Leman credits film study with helping him become a dominant linebacker. Does this inspire his fellow linebackers to study more film as well?

"Definitely. Being out on the field with J is like being out there with their (opponent's) offensive coordinator. He knows so much about the game. I remember one play against Wisconsin, he looks at me dead serious and says, 'We're having a tight end screen right here.'

"The tight end screen comes, he blows it up, and I just say 'Good job, J.' And even now he's putting a lot more time into the film work. It helps us out. As we mature, we realize the game is both mental and physical so the more mental reps we take, the less we need to do out on the field."

Brit Miller now weighs a solid 250 pounds.

"I've gained about five pounds since last spring but I've got my body fat down a little bit so I am able to do some things. I came in about 230 but made a big leap last year. Coach Lou (Hernandez, the Strength & Conditioning coach) is just wild; people just don't understand."

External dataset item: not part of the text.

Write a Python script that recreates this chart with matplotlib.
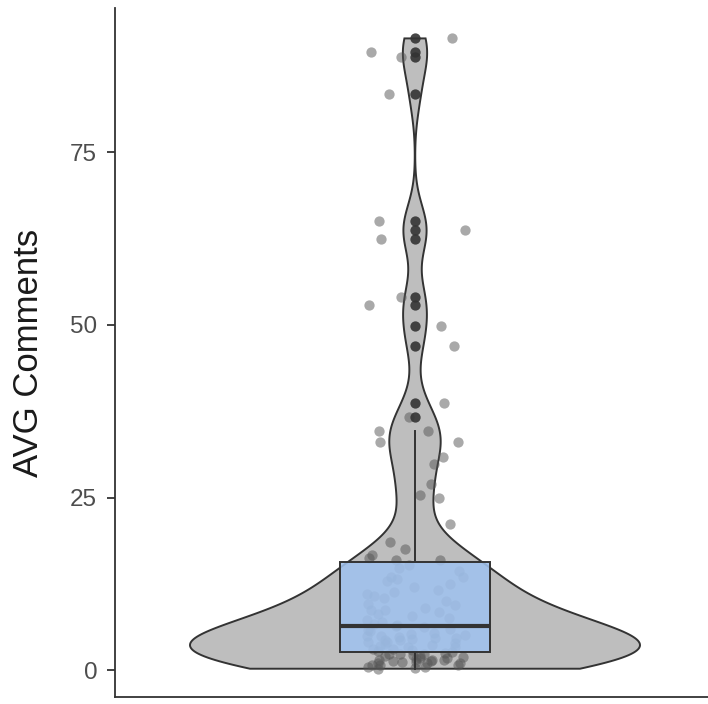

Speaking of wild, Coach Lou puts injured players through their paces. When Miller went out with his sprained ankle, one could see him being given a major workout.

"They're not injured. It's called 'active healing.' I was out for two days, and I was like, 'Just take me back out there.' After working with Lou, I decided I'd rather be hurt."

As a student with a double major of History and Speech Communcations, Brit has goals both on and off the field.

"Definitely, I want to get more out of this than just the letterman's jacket they provide for our services. We want to get the rings. Beyond football, I want to be a teacher and get back into a school system and coach, for sure."